Ford of Europe has just announced the new Ford Ranger Raptor Wildtrack for the European market. We do a cheeky translation of the name and presser for our U.S. readers.

Ford of Europe has just announced that the new Ford Ranger Raptor Wildtrack will be available on the Continent. Ford of Europe is an English-language site but geared towards European English, not the same type we speak. We feel it is important that our readers gain a full understanding of what the name of this truck translates to, what the press release is trying to convey, and how Americans might relate to it. So we gave it a shot.

The word Ranger in America elicits images of Texans on horses with six-shooters rounding up bad guys by any means necessary. Or of a special forces Army soldier. The term Ranger applied to Army folks goes back to pre-independence days in America. Goreham's Rangers fought in the Fench & Indian War. Which was a war fought by English Imperialists against French Imperialists allied with native Americans. Nobody from India was involved, which is weird. Anyway, Ranger is a tough word in a place that knows what tough is.

You'd think that would suffice, however, when one is marketing a truck of any kind, midsized or not, it is necessary to add more tough words. GM likes to add tough letters like ZR2 and Z71. Ford tacks on "Raptor" for a couple of reasons.

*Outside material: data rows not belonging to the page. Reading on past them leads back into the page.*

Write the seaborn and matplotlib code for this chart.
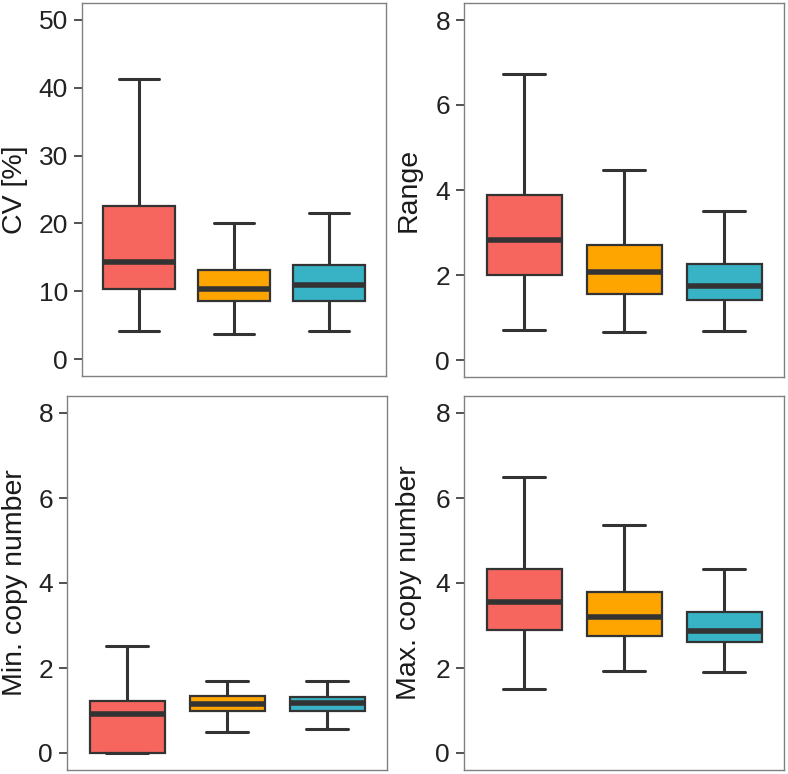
import numpy as np
import pandas as pd
import matplotlib
matplotlib.use("Agg")
import matplotlib.pyplot as plt
import seaborn as sns

# groups and colours (x axis has no labels in the figure)
groups = ["G1", "G2", "G3"]
colors = ["#F6665F", "#FFA500", "#37B3C5"]

# five-number summaries: [min, q1, median, q3, max]
cv = [[4.1, 10.3, 14.3, 22.6, 41.3],
      [3.7, 8.5, 10.3, 13.1, 20.1],
      [4.2, 8.6, 10.9, 13.8, 21.5]]
rng = [[0.71, 2.00, 2.83, 3.88, 6.72],
       [0.65, 1.55, 2.07, 2.71, 4.47],
       [0.68, 1.41, 1.73, 2.25, 3.51]]
min_cn = [[0.0, 0.01, 0.91, 1.22, 2.51],
          [0.49, 0.99, 1.16, 1.33, 1.69],
          [0.56, 1.00, 1.17, 1.32, 1.69]]
max_cn = [[1.50, 2.90, 3.55, 4.34, 6.50],
          [1.94, 2.75, 3.19, 3.80, 5.37],
          [1.90, 2.62, 2.88, 3.32, 4.33]]

panels = [
    ("CV [%]", cv, [0, 10, 20, 30, 40, 50]),
    ("Range", rng, [0, 2, 4, 6, 8]),
    ("Min. copy number", min_cn, [0, 2, 4, 6, 8]),
    ("Max. copy number", max_cn, [0, 2, 4, 6, 8]),
]

sns.set_style("white")
plt.rcParams['font.family'] = ['Liberation Sans', 'DejaVu Sans']

W, H = 788, 774
fig = plt.figure(figsize=(W / 100, H / 100), dpi=100)

# axes boxes in pixels: left, top, right, bottom ; and label x (pixels)
boxes = [(82, 3, 386, 376, 28), (464, 3, 784, 377, 422),
         (67, 396, 387, 770, 28), (464, 396, 784, 770, 422)]

dark = "#333333"
for (label, summ, ticks), (l, t, r, b, lx) in zip(panels, boxes):
    ax = fig.add_axes([l / W, 1 - b / H, (r - l) / W, (b - t) / H])
    df = pd.DataFrame({
        "group": np.repeat(groups, 5),
        "value": np.concatenate(summ),
    })
    sns.boxplot(data=df, x="group", y="value", hue="group", palette=colors,
                order=groups, hue_order=groups, legend=False, ax=ax,
                width=0.75, whis=(0, 100), showfliers=False, saturation=1,
                linecolor=dark, linewidth=1.6,
                medianprops={"linewidth": 4, "color": dark},
                whiskerprops={"linewidth": 2.2},
                capprops={"linewidth": 2.2},
                capwidths=0.42)
    top = ticks[-1]
    pad = top * 0.05
    ax.set_ylim(-pad, top + pad)
    ax.set_xlim(-0.6, 2.6)
    ax.set_yticks(ticks)
    ax.set_xticks([])
    ax.set_xlabel("")
    ax.set_ylabel(label, fontsize=20.5, color="#1a1a1a")
    ax.yaxis.set_label_coords((lx - l) / (r - l), 0.5)
    ax.tick_params(axis="y", length=6, width=1.2, color=dark, pad=4,
                   labelsize=19, labelcolor="#222222", left=True)
    for s in ax.spines.values():
        s.set_color("#808080")
        s.set_linewidth(1)

fig.savefig("out.png", dpi=100)
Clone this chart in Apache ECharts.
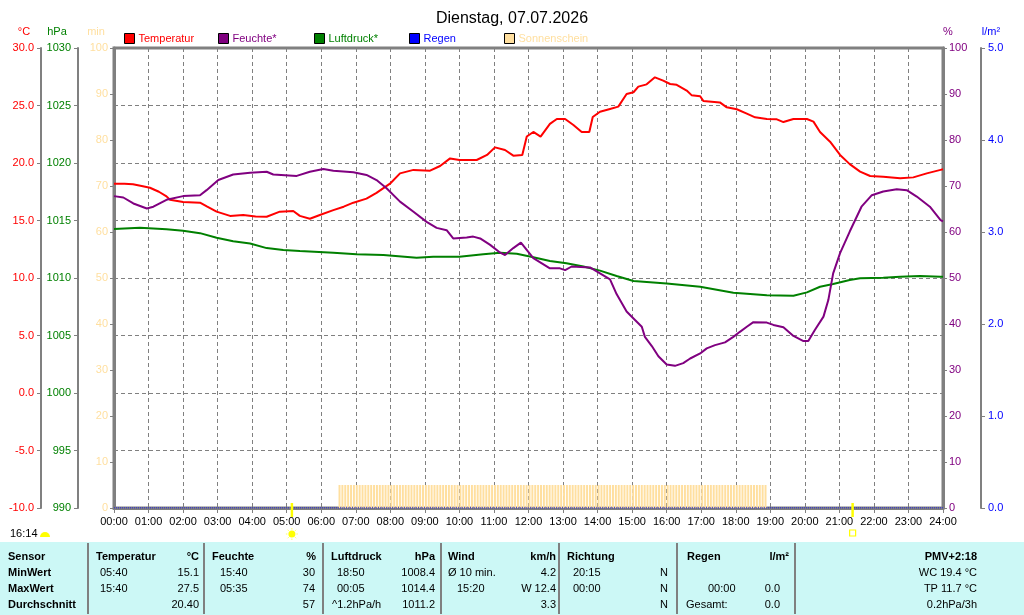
<!DOCTYPE html>
<html>
<head>
<meta charset="utf-8">
<script src="https://cdn.jsdelivr.net/npm/echarts@6/dist/echarts.min.js"></script>
<style>
html,body{margin:0;padding:0;background:#ffffff;}
#chart{width:1024px;height:615px;}
</style>
</head>
<body>
<div id="chart"></div>
<script>
// ---------------- DATA ----------------
const hourLabels = ['00:00','01:00','02:00','03:00','04:00','05:00','06:00','07:00','08:00','09:00','10:00','11:00','12:00',
  '13:00','14:00','15:00','16:00','17:00','18:00','19:00','20:00','21:00','22:00','23:00','24:00'];

// [hour of day, °C]
const temperature = [
  [0,18.2],[0.3,18.2],[0.55,18.15],[0.8,18.0],[1.04,17.85],[1.3,17.5],[1.52,17.1],[1.62,16.8],[2.0,16.6],[2.49,16.55],
  [2.7,16.2],[2.97,15.77],[3.36,15.4],[3.74,15.48],[4.1,15.35],[4.42,15.33],[4.8,15.77],[5.19,15.83],[5.38,15.4],[5.67,15.15],
  [5.96,15.48],[6.35,15.9],[6.65,16.2],[6.93,16.55],[7.31,16.9],[7.6,17.4],[7.99,18.2],[8.28,19.1],[8.67,19.4],[9.15,19.33],
  [9.44,19.74],[9.73,20.4],[10.0,20.26],[10.5,20.26],[10.8,20.7],[11.03,21.36],[11.32,21.13],[11.56,20.64],[11.82,20.7],[11.95,22.3],
  [12.14,22.7],[12.35,22.3],[12.62,23.4],[12.82,23.83],[13.06,23.83],[13.3,23.3],[13.54,22.7],[13.76,22.7],[13.86,24.0],[14.07,24.46],
  [14.36,24.7],[14.6,24.9],[14.84,26.0],[15.04,26.15],[15.18,26.64],[15.42,26.84],[15.66,27.45],[15.9,27.16],[16.1,26.87],[16.29,26.8],
  [16.58,26.3],[16.72,25.9],[16.97,25.8],[17.06,25.4],[17.54,25.27],[17.74,24.84],[18.03,24.67],[18.32,24.3],[18.56,23.97],[18.9,23.83],
  [19.19,23.8],[19.38,23.56],[19.67,23.83],[20.06,23.83],[20.25,23.6],[20.44,22.7],[20.73,21.85],[21.02,20.7],[21.3,19.9],[21.6,19.25],
  [21.89,18.87],[22.27,18.8],[22.76,18.67],[23.14,18.75],[23.53,19.1],[23.93,19.4],[24,19.45]
];

// [hour of day, %]
const humidity = [
  [0,67.8],[0.27,67.5],[0.56,66.2],[0.95,65.1],[1.14,65.5],[1.52,67.0],[2.0,67.8],[2.49,68.0],[2.68,69.1],[3.02,71.3],
  [3.45,72.5],[3.94,72.9],[4.42,73.1],[4.61,72.5],[5.29,72.2],[5.67,73.1],[6.06,73.7],[6.35,73.3],[6.93,73.0],[7.31,72.4],
  [7.6,71.3],[7.89,69.5],[8.28,66.6],[8.67,64.4],[9.05,62.2],[9.34,60.9],[9.63,60.4],[9.82,58.6],[10.21,58.8],[10.4,59.0],
  [10.6,58.6],[10.89,57.2],[11.18,55.5],[11.32,55.0],[11.56,56.5],[11.78,57.7],[12.14,54.3],[12.62,52.1],[12.91,52.1],[13.06,51.7],
  [13.25,52.5],[13.78,52.3],[14.07,51.0],[14.36,49.7],[14.55,46.5],[14.84,42.7],[15.04,41.2],[15.28,39.4],[15.37,37.2],[15.57,35.2],
  [15.76,33.0],[16.0,31.2],[16.24,30.9],[16.48,31.5],[16.68,32.5],[16.97,33.6],[17.16,34.7],[17.4,35.4],[17.69,36.0],[17.93,37.2],
  [18.12,38.3],[18.32,39.4],[18.51,40.4],[18.9,40.3],[19.09,39.8],[19.38,39.3],[19.67,37.4],[19.96,36.3],[20.1,36.3],[20.29,38.7],
  [20.54,41.6],[20.68,45.2],[20.82,51.0],[21.02,55.4],[21.3,60.1],[21.64,65.5],[21.94,68.0],[22.27,68.8],[22.66,69.3],[22.95,69.1],
  [23.24,67.7],[23.62,65.5],[23.93,62.6],[24,62.3]
];

// [hour of day, hPa]
const pressure = [
  [0,1014.26],[0.75,1014.37],[1.52,1014.23],[2.0,1014.1],[2.49,1013.9],[2.97,1013.5],[3.45,1013.2],[3.94,1013.0],[4.42,1012.6],[4.9,1012.43],
  [5.38,1012.35],[6.35,1012.2],[7.02,1012.06],[7.8,1012.0],[8.76,1011.76],[9.24,1011.85],[10.0,1011.85],[10.69,1012.06],[11.18,1012.2],[11.66,1012.1],
  [12.14,1011.8],[12.62,1011.48],[13.1,1011.28],[13.59,1011.0],[14.07,1010.64],[14.55,1010.17],[15.04,1009.74],[16.0,1009.53],[16.97,1009.24],[17.93,1008.72],
  [18.9,1008.5],[19.67,1008.46],[20.06,1008.75],[20.44,1009.24],[20.82,1009.47],[21.3,1009.83],[21.6,1009.97],[22.27,1010.03],[22.76,1010.1],[23.33,1010.17],
  [23.93,1010.1],[24,1010.1]
];

// [hour of day, l/m²]
const rain = [[0,0],[6,0],[12,0],[18,0],[24,0]];

// minutes of sunshine per 5-minute slot, first slot starts at 06:30
const sunshineStart = '06:30';
const sunshineMinutes = [
  5,5,5,5,5,5,                // 06:30-06:55
  5,5,5,5,5,5,5,5,5,5,5,5,    // 07
  5,5,5,5,5,5,5,5,5,5,5,5,    // 08
  5,5,5,5,5,5,5,5,5,5,5,5,    // 09
  5,5,5,5,5,5,5,5,5,5,5,5,    // 10
  5,5,5,5,5,5,5,5,5,5,5,5,    // 11
  5,5,5,5,5,5,5,5,5,5,5,5,    // 12
  5,5,5,5,5,5,5,5,5,5,5,5,    // 13
  5,5,5,5,5,5,5,5,5,5,5,5,    // 14
  5,5,5,5,5,5,5,5,5,5,5,5,    // 15
  5,5,5,5,5,5,5,5,5,5,5,5,    // 16
  5,5,5,5,5,5,5,5,5,5,5,5,    // 17
  5,5,5,5,5,5,5,5,5,5,5       // 18:00-18:50
];

const sunrise = '05:09';
const sunset = '21:23';
const currentTime = '16:14';

// statistics table (text)
const statsHeader = ['Sensor','Temperatur','°C','Feuchte','%','Luftdruck','hPa','Wind','km/h','Richtung','Regen','l/m²','PMV+2:18'];
const statsMin = ['MinWert','05:40','15.1','15:40','30','18:50','1008.4','Ø 10 min.','4.2','20:15','N','WC 19.4 °C'];
const statsMax = ['MaxWert','15:40','27.5','05:35','74','00:05','1014.4','15:20','W 12.4','00:00','N','00:00','0.0','TP 11.7 °C'];
const statsAvg = ['Durchschnitt','20.40','57','^1.2hPa/h','1011.2','3.3','N','Gesamt:','0.0','0.2hPa/3h'];

// ---------------- CHART ----------------
const FONT = 'Liberation Sans';
const C_TEMP = '#ff0000', C_HUM = '#800080', C_PRES = '#008000', C_RAIN = '#0000ff', C_SUN = '#ffdf9f', C_AX = '#808080';

function hm(s){ const p = s.split(':'); return (+p[0]) + (+p[1])/60; }
const sunStartH = hm(sunshineStart);
const sunshineData = sunshineMinutes.map((m, i) => [sunStartH + i * 5 / 60, m]);

const chart = echarts.init(document.getElementById('chart'), null, {renderer:'canvas'});

function yAx(o){
  return Object.assign({
    type:'value',
    axisLine:{show:true, onZero:false, lineStyle:{color:C_AX, width:2}},
    axisTick:{show:true, length:4, lineStyle:{color:C_AX, width:1}},
    splitLine:{show:false},
    axisLabel:{fontFamily:FONT, fontSize:11, margin:7}
  }, o);
}

function legendFor(name, left, color){
  return {
    data:[name], left:left, top:33, padding:0, itemWidth:10, itemHeight:10, icon:'rect',
    itemStyle:{borderColor:'#000', borderWidth:1},
    textStyle:{color:color, fontFamily:FONT, fontSize:11, padding:[0,0,0,-1]},
    selectedMode:false
  };
}

const option = {
  animation:false,
  backgroundColor:'#ffffff',
  title:{text:'Dienstag, 07.07.2026', left:'center', top:6,
    textStyle:{fontFamily:FONT, fontSize:16, fontWeight:'normal', color:'#000'}},
  legend:[
    legendFor('Temperatur', 124, C_TEMP),
    legendFor('Feuchte*', 218, C_HUM),
    legendFor('Luftdruck*', 314, C_PRES),
    legendFor('Regen', 409, C_RAIN),
    legendFor('Sonnenschein', 504, C_SUN)
  ],
  grid:{left:114, right:81, top:48, bottom:107, show:true, borderColor:C_AX, borderWidth:3, backgroundColor:'#ffffff'},
  xAxis:{
    type:'value', min:0, max:24, interval:1,
    axisLine:{show:true, onZero:false, lineStyle:{color:C_AX, width:3}},
    axisTick:{show:true, length:5, lineStyle:{color:C_AX, width:1}},
    axisLabel:{color:'#000', fontFamily:FONT, fontSize:11, margin:8, showMinLabel:true, showMaxLabel:true,
      formatter:v => hourLabels[Math.round(v)]},
    splitLine:{show:true, lineStyle:{color:C_AX, type:[4,3], width:1}}
  },
  yAxis:[
    yAx({position:'left', offset:73, min:-10, max:30, interval:5,
      axisLabel:{color:C_TEMP, fontFamily:FONT, fontSize:11, margin:7, formatter:v => v.toFixed(1)},
      splitLine:{show:true, lineStyle:{color:C_AX, type:[4,3], width:1}}}),
    yAx({position:'left', offset:36, min:990, max:1030, interval:5,
      axisLabel:{color:C_PRES, fontFamily:FONT, fontSize:11, margin:7, formatter:v => String(v)}}),
    yAx({position:'left', offset:0, min:0, max:100, interval:10,
      axisLine:{show:true, onZero:false, lineStyle:{color:C_AX, width:3}},
      axisLabel:{color:C_SUN, fontFamily:FONT, fontSize:11, margin:6}}),
    yAx({position:'right', offset:0, min:0, max:100, interval:10,
      axisLine:{show:true, onZero:false, lineStyle:{color:C_AX, width:3}},
      axisLabel:{color:C_HUM, fontFamily:FONT, fontSize:11, margin:6}}),
    yAx({position:'right', offset:38, min:0, max:5, interval:1,
      axisLabel:{color:C_RAIN, fontFamily:FONT, fontSize:11, margin:7, formatter:v => v.toFixed(1)}})
  ],
  series:[
    {
      name:'Sonnenschein', type:'custom', xAxisIndex:0, yAxisIndex:2, z:1,
      itemStyle:{color:C_SUN},
      encode:{x:0, y:1},
      data:sunshineData,
      renderItem:function(params, api){
        const t = api.value(0), v = api.value(1);
        const a = api.coord([t, v]);
        const b = api.coord([t + 5/60, 0]);
        return {type:'rect', shape:{x:a[0], y:a[1], width:Math.max(b[0]-a[0]-0.9, 0.5), height:b[1]-a[1]},
          style:{fill:C_SUN}};
      }
    },
    {name:'Temperatur', type:'line', yAxisIndex:0, data:temperature, showSymbol:false, symbol:'none', z:4,
      itemStyle:{color:C_TEMP}, lineStyle:{color:C_TEMP, width:2}},
    {name:'Feuchte*', type:'line', yAxisIndex:3, data:humidity, showSymbol:false, symbol:'none', z:4,
      itemStyle:{color:C_HUM}, lineStyle:{color:C_HUM, width:2}},
    {name:'Luftdruck*', type:'line', yAxisIndex:1, data:pressure, showSymbol:false, symbol:'none', z:3,
      itemStyle:{color:C_PRES}, lineStyle:{color:C_PRES, width:2}},
    {name:'Regen', type:'line', yAxisIndex:4, data:rain, showSymbol:false, symbol:'none', z:5,
      itemStyle:{color:C_RAIN}, lineStyle:{color:C_RAIN, width:1, type:'dotted'}}
  ]
};
chart.setOption(option);

// ---------------- extra graphics: units, sun markers, stats table ----------------
const g = [];
function txt(x, y, s, color, align, bold, size){
  g.push({type:'text', x:x, y:y, silent:true, z:10,
    style:{text:s, fill:color, fontFamily:FONT, fontSize:size || 11, fontWeight:bold ? 'bold' : 'normal',
      textAlign:align || 'left', textVerticalAlign:'middle'}});
}
// axis units
txt(24, 32, '°C', C_TEMP, 'center');
txt(57, 32, 'hPa', C_PRES, 'center');
txt(96, 32, 'min', C_SUN, 'center');
txt(948, 32, '%', C_HUM, 'center');
txt(991, 32, 'l/m²', C_RAIN, 'center');

// sunrise / sunset markers
const xr = chart.convertToPixel({xAxisIndex:0}, hm(sunrise));
const xs = chart.convertToPixel({xAxisIndex:0}, hm(sunset));
[xr, xs].forEach(x => g.push({type:'line', silent:true, z:10, shape:{x1:x, y1:503, x2:x, y2:517}, style:{stroke:'#ffff00', lineWidth:2.5}}));
g.push({type:'circle', silent:true, z:10, shape:{cx:xr, cy:534, r:3.5}, style:{fill:'#ffff00'}});
for (let k = 0; k < 8; k++) {
  const a = k * Math.PI / 4;
  g.push({type:'line', silent:true, z:10, shape:{x1:xr + Math.cos(a)*4.5, y1:534 + Math.sin(a)*4.5, x2:xr + Math.cos(a)*6, y2:534 + Math.sin(a)*6},
    style:{stroke:'#ffff60', lineWidth:1}});
}
g.push({type:'rect', silent:true, z:10, shape:{x:xs - 3, y:530, width:6, height:6}, style:{fill:'none', stroke:'#ffff00', lineWidth:1.2}});

// current time
txt(10, 534, currentTime, '#000', 'left');
g.push({type:'sector', silent:true, z:10, shape:{cx:45, cy:537, r0:0, r:5, startAngle:Math.PI, endAngle:2*Math.PI}, style:{fill:'#ffff00'}});

// stats table
g.push({type:'rect', silent:true, z:5, shape:{x:0, y:542, width:1024, height:73}, style:{fill:'#ccf8f6'}});
[88, 204, 323, 441, 559, 677, 795].forEach(x =>
  g.push({type:'line', silent:true, z:6, shape:{x1:x, y1:543, x2:x, y2:614}, style:{stroke:C_AX, lineWidth:2}}));

const headerPos = [[8,'left'],[96,'left'],[199,'right'],[212,'left'],[316,'right'],[331,'left'],[435,'right'],[448,'left'],[556,'right'],[567,'left'],[687,'left'],[789,'right'],[977,'right']];
const minPos = [[8,'left'],[100,'left'],[199,'right'],[220,'left'],[315,'right'],[337,'left'],[435,'right'],[448,'left'],[556,'right'],[573,'left'],[668,'right'],[977,'right']];
const maxPos = [[8,'left'],[100,'left'],[199,'right'],[220,'left'],[315,'right'],[337,'left'],[435,'right'],[457,'left'],[556,'right'],[573,'left'],[668,'right'],[708,'left'],[780,'right'],[977,'right']];
const avgPos = [[8,'left'],[199,'right'],[315,'right'],[332,'left'],[435,'right'],[556,'right'],[668,'right'],[686,'left'],[780,'right'],[977,'right']];
[[statsHeader, headerPos, 557, true], [statsMin, minPos, 573, false], [statsMax, maxPos, 589, false], [statsAvg, avgPos, 605, false]]
  .forEach(([row, pos, y, allBold]) => {
    row.forEach((s, i) => txt(pos[i][0], y, s, '#000', pos[i][1], allBold || i === 0));
  });

chart.setOption({graphic:{elements:g}});
</script>
</body>
</html>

First of all, sport trucks are marketed to younger buyers. The generation of folks targeted by the Raptor trims remember Jurassic Park being a scary movie. The raptors were the scary part. Hence the name. We are not sure why Ford also tacks on Wildtrack at the end of the name string, but what harm can it do? Maybe the intended mental image is a scary Texan Army dinosaur on a bad road.

The press release by Ford includes the words "bad-ass" in its title. Which is funny, because I have a Toyota Tacoma T-shirt that I took home from a Toyota TRD Pro drive event a few years back. It says the Tacoma is a "bad-ass truck." Bad-ass means tough. Not bad in the sense that it isn't good, in case that isn't apparent.

If there was any doubt that the Ford Ranger Raptor Wildcat is pointed towards a younger crowd, it should be noted that the truck was launched at a video game convention. Here in America, we call that a "con." As in Gaming-con, Comic-Con, or anything that is a convention, but needs to sound younger than "Shriner's Convention."

“Forget everything you think you know about pick-ups,” said Leo Roeks, Ford Performance Director, Europe. “Our new Ranger Raptor is a different breed – a thoroughbred desert racer and extreme lifestyle off-roader that can toil with the best of them in the harshest of working conditions.” This quote is full of things to comment on. First off, how much do European young people really know about performance pickup trucks? Maybe a lot, but not as much as we 'Muricans do. If we were designing logos for America today it would be a pickup, not an eagle, all over the design.

Finally, there is that part about the truck being a desert racer. As an American, I don't have a clue as to the topography or climate of Europe other than it is cold north of the wall and muddy in Kings Landing. So I Googled "Desserts in Europe." I got a bunch of images of pies and cakes, so I corrected my spelling. Then I found out that there is just one desert in Europe. It is called the Desierto de Tabernas and it is in Spain, but not near Majorca or Ibiza, the only two parts of Spain young American's watch videos about. Only one desert? And the truck is a European desert racer? Shouldn't it be called the Ford Ranger Raptor Wildtrack de Tabernas?